> [SUPPLIED DATA]
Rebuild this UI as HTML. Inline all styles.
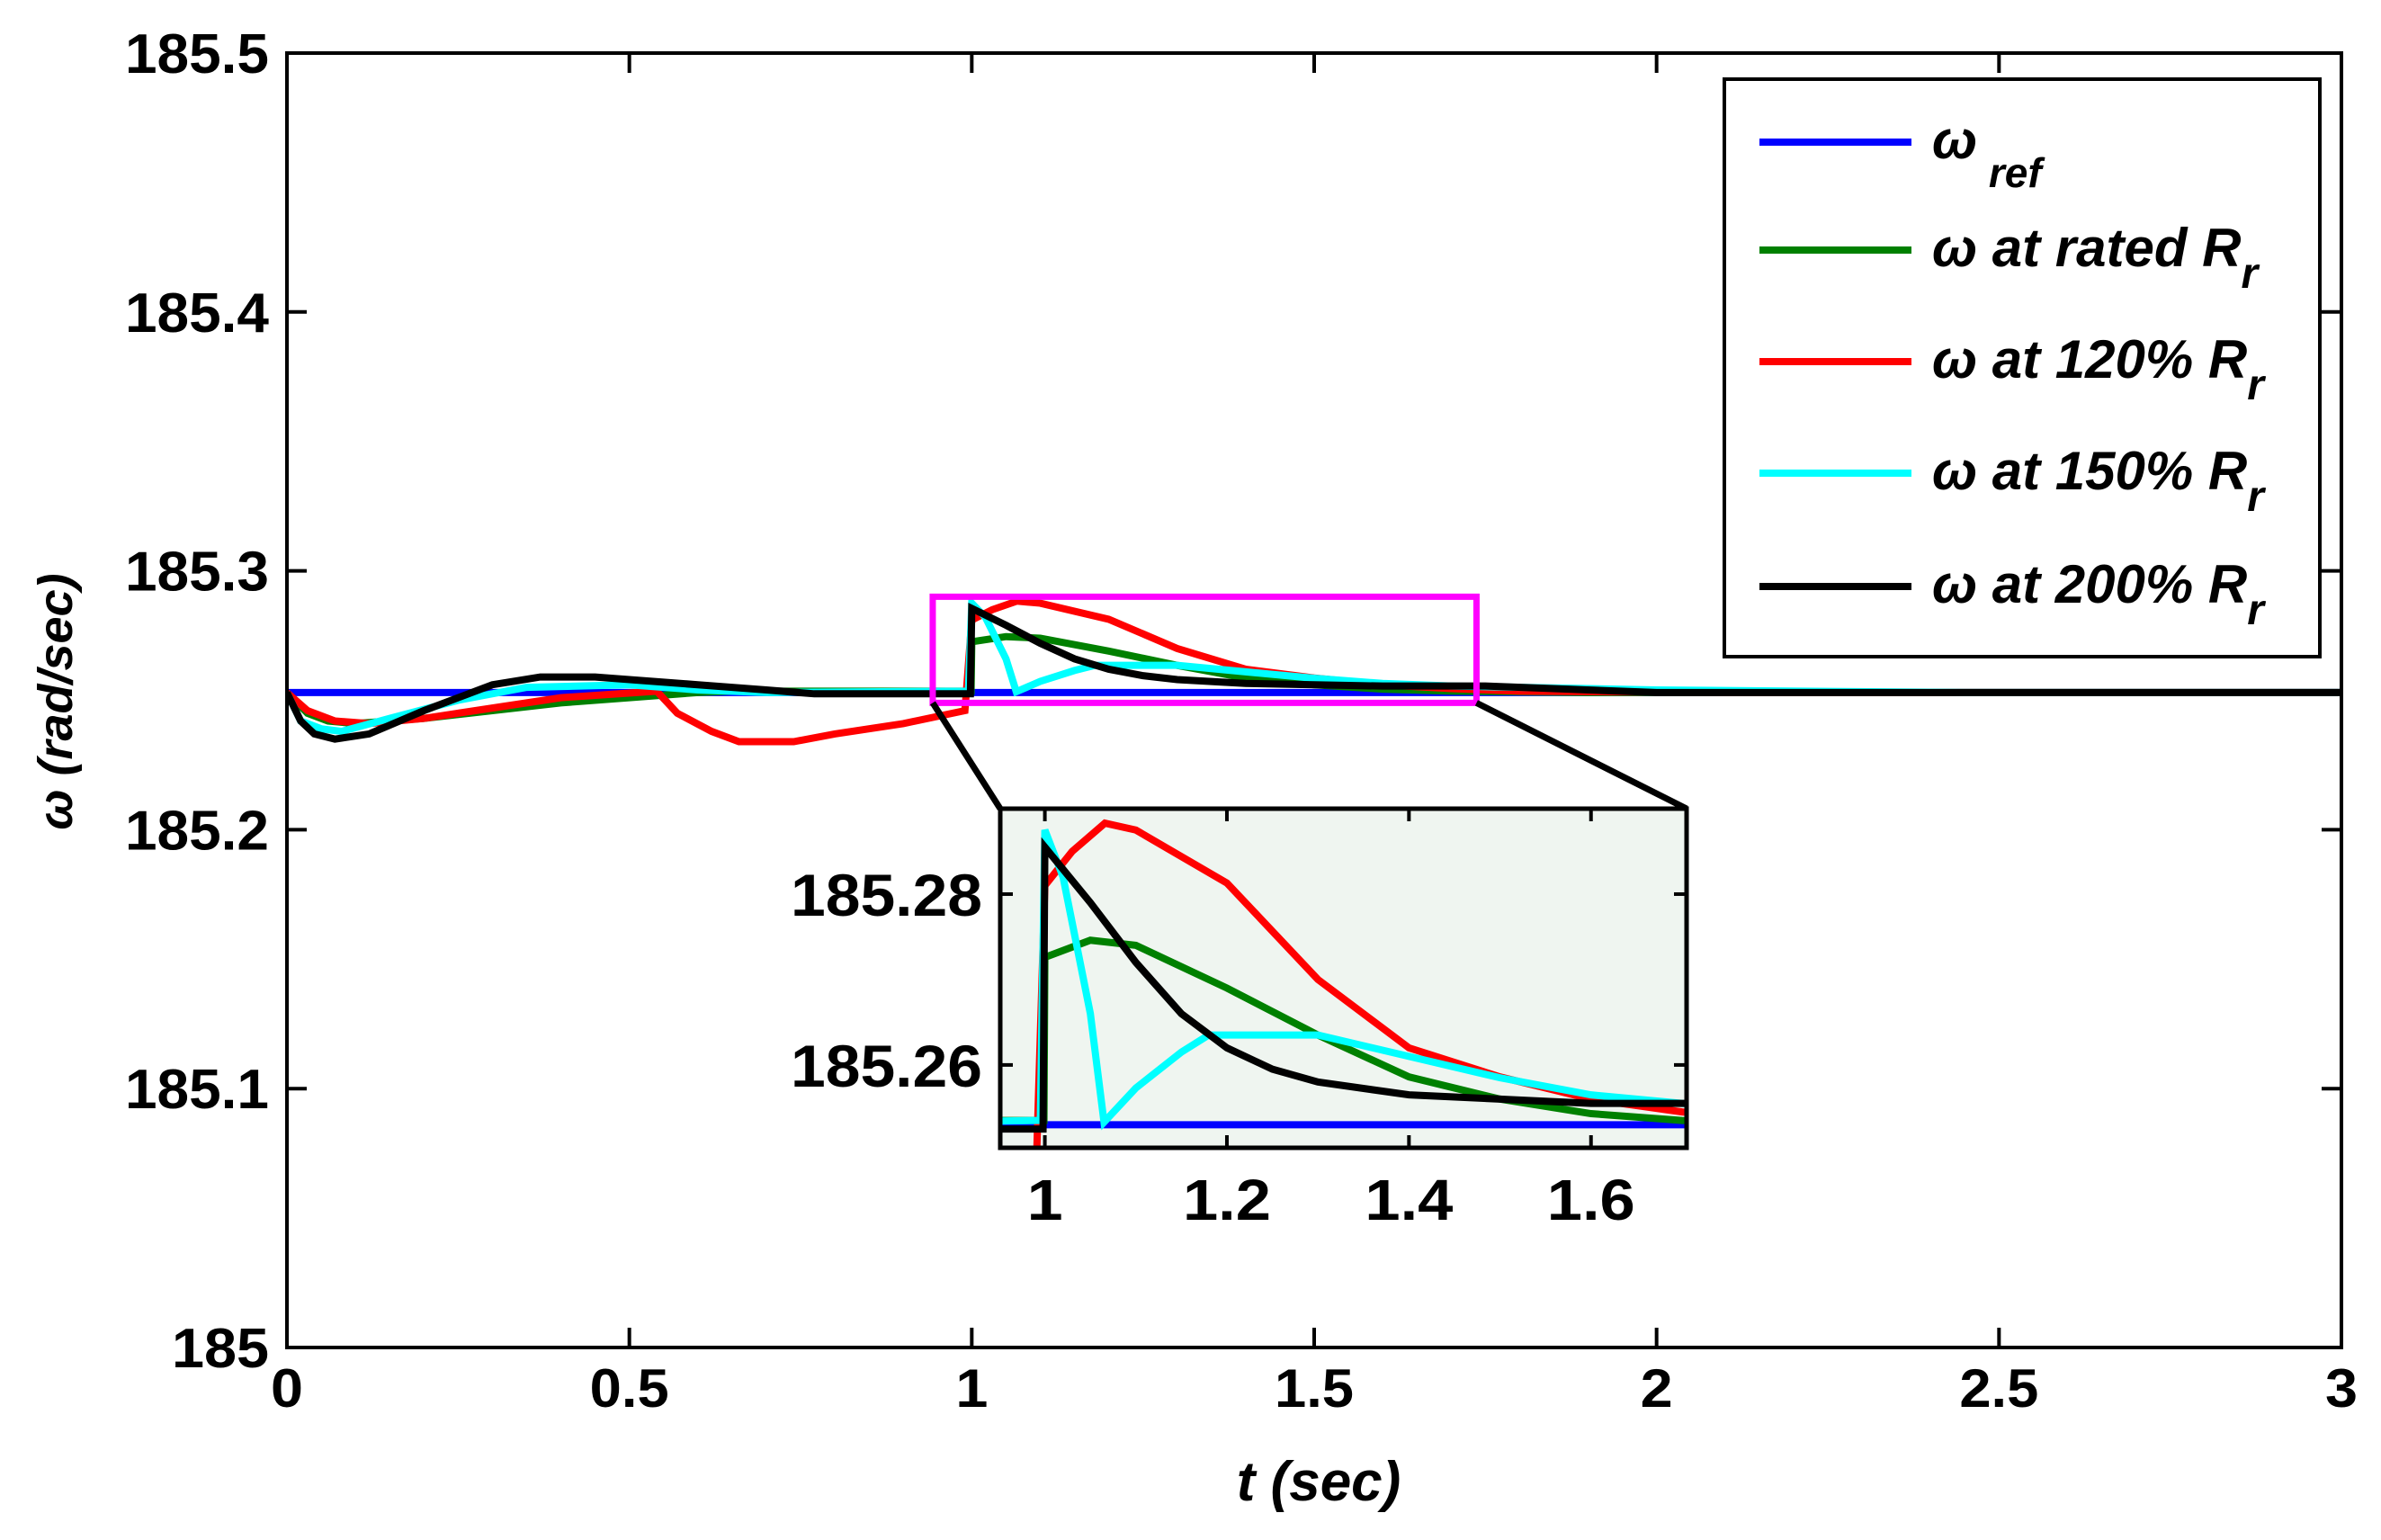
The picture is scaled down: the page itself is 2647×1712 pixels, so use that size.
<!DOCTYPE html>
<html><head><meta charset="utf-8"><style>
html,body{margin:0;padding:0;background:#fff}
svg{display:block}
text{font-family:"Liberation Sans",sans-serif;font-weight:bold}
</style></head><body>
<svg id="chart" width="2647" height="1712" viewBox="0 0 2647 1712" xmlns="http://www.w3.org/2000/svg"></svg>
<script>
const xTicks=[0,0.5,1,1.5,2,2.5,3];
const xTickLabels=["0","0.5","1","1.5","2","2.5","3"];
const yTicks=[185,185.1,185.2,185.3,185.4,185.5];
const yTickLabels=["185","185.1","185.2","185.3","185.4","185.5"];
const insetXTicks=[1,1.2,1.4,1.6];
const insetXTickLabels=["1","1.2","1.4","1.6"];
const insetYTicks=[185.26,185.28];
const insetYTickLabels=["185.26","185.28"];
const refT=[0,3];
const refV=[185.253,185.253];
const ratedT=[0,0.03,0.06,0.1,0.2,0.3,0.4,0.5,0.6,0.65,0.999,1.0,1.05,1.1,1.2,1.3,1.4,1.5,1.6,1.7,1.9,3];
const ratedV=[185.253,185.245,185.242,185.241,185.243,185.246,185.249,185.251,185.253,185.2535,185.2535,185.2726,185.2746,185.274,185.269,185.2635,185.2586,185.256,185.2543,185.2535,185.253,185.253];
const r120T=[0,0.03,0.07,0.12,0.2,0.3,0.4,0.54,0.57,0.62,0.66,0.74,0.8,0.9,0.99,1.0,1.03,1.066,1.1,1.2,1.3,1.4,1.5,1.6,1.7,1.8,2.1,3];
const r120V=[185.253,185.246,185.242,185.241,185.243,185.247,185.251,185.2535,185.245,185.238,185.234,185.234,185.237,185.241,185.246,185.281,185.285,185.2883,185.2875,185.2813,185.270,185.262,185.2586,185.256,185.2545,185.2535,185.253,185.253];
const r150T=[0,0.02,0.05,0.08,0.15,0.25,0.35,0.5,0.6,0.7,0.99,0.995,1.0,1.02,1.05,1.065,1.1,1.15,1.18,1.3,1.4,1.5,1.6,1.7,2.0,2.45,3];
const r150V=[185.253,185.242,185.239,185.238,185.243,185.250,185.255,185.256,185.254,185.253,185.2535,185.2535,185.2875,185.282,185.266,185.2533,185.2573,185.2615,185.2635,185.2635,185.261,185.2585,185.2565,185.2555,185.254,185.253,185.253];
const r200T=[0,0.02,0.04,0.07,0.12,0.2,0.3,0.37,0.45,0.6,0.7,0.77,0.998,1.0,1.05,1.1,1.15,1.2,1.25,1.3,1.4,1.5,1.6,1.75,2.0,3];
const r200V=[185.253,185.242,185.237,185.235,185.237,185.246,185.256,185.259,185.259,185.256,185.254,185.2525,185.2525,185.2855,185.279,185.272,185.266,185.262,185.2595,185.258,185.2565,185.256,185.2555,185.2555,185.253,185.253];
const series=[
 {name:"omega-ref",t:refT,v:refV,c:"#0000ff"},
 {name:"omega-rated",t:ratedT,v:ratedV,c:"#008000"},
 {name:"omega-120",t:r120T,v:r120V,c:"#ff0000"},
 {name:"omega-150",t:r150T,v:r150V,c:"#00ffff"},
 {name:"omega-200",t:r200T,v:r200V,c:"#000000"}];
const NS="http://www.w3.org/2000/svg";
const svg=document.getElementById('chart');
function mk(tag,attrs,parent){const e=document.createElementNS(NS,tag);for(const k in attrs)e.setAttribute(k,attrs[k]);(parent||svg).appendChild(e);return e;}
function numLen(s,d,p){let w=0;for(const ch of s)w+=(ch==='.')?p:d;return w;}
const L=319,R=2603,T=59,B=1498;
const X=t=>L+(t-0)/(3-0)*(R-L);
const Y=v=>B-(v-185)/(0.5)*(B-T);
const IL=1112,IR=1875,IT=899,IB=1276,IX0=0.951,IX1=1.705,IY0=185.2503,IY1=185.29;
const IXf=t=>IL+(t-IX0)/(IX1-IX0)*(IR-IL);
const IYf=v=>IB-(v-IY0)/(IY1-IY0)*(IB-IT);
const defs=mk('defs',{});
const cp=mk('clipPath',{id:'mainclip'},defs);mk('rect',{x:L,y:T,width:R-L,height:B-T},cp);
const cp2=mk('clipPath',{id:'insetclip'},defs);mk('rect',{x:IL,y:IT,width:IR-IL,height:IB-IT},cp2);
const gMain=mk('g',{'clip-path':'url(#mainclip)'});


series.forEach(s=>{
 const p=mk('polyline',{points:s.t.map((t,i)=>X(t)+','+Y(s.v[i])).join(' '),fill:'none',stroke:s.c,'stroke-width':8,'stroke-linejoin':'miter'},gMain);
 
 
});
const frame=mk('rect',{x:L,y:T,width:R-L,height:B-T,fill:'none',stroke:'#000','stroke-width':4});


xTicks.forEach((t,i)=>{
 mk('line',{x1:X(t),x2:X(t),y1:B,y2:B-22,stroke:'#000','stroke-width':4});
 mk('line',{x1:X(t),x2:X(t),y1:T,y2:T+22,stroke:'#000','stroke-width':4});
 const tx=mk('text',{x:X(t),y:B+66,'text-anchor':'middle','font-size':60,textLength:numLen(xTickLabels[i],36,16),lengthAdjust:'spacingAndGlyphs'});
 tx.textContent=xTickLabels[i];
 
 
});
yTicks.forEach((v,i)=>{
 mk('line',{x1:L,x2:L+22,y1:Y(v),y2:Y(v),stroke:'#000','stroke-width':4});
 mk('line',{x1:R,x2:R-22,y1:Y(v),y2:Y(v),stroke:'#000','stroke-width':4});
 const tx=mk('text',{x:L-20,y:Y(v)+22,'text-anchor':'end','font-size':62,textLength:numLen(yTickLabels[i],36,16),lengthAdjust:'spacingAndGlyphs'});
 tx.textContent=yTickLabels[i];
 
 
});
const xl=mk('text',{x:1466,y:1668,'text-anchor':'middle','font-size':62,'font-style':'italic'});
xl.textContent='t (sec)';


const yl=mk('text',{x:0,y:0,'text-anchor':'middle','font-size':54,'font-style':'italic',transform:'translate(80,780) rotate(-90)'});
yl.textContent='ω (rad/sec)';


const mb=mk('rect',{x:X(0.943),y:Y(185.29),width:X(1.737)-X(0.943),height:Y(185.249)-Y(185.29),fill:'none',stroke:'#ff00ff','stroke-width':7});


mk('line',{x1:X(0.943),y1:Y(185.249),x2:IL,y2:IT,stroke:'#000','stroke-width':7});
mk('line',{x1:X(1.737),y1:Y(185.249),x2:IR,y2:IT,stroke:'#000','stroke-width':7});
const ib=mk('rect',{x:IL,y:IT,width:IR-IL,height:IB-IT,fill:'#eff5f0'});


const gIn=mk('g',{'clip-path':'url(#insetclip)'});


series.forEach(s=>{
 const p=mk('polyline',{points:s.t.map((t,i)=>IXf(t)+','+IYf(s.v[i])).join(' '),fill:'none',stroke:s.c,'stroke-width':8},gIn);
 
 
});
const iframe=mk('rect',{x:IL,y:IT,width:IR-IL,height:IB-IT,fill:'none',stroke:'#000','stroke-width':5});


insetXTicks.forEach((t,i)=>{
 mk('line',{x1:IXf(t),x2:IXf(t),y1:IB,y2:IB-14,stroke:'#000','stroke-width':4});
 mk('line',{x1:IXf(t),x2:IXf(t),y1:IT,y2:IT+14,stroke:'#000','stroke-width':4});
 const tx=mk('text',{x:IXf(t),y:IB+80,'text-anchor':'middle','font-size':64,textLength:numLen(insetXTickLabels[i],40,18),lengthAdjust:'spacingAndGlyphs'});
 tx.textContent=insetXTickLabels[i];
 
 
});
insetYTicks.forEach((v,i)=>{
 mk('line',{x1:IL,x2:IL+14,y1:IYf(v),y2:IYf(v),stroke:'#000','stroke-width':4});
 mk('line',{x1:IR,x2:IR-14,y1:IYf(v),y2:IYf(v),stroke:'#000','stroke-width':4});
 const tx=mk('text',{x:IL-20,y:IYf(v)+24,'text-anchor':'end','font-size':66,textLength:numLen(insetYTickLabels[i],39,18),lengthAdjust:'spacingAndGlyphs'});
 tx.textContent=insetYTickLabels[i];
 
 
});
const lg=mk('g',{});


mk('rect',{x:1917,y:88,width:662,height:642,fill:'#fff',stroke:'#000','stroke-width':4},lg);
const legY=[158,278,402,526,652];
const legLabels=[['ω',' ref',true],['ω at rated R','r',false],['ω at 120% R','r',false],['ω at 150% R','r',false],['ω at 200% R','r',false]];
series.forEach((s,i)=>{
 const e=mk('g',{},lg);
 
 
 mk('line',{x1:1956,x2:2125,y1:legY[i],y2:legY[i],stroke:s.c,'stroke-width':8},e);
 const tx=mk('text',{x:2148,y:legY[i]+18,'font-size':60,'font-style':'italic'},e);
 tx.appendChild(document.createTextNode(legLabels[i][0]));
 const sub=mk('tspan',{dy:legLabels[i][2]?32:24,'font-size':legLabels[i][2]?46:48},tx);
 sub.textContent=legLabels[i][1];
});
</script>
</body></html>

> [WHAT IS NEEDED]
Pick out all lines from the data above in which the word "size" appears.

> [FULL ANSWER]
The picture is scaled down: the page itself is 2647×1712 pixels, so use that size.
 const tx=mk('text',{x:X(t),y:B+66,'text-anchor':'middle','font-size':60,textLength:numLen(xTickLabels[i],36,16),lengthAdjust:'spacingAndGlyphs'});
 const tx=mk('text',{x:L-20,y:Y(v)+22,'text-anchor':'end','font-size':62,textLength:numLen(yTickLabels[i],36,16),lengthAdjust:'spacingAndGlyphs'});
const xl=mk('text',{x:1466,y:1668,'text-anchor':'middle','font-size':62,'font-style':'italic'});
const yl=mk('text',{x:0,y:0,'text-anchor':'middle','font-size':54,'font-style':'italic',transform:'translate(80,780) rotate(-90)'});
 const tx=mk('text',{x:IXf(t),y:IB+80,'text-anchor':'middle','font-size':64,textLength:numLen(insetXTickLabels[i],40,18),lengthAdjust:'spacingAndGlyphs'});
 const tx=mk('text',{x:IL-20,y:IYf(v)+24,'text-anchor':'end','font-size':66,textLength:numLen(insetYTickLabels[i],39,18),lengthAdjust:'spacingAndGlyphs'});
 const tx=mk('text',{x:2148,y:legY[i]+18,'font-size':60,'font-style':'italic'},e);
 const sub=mk('tspan',{dy:legLabels[i][2]?32:24,'font-size':legLabels[i][2]?46:48},tx);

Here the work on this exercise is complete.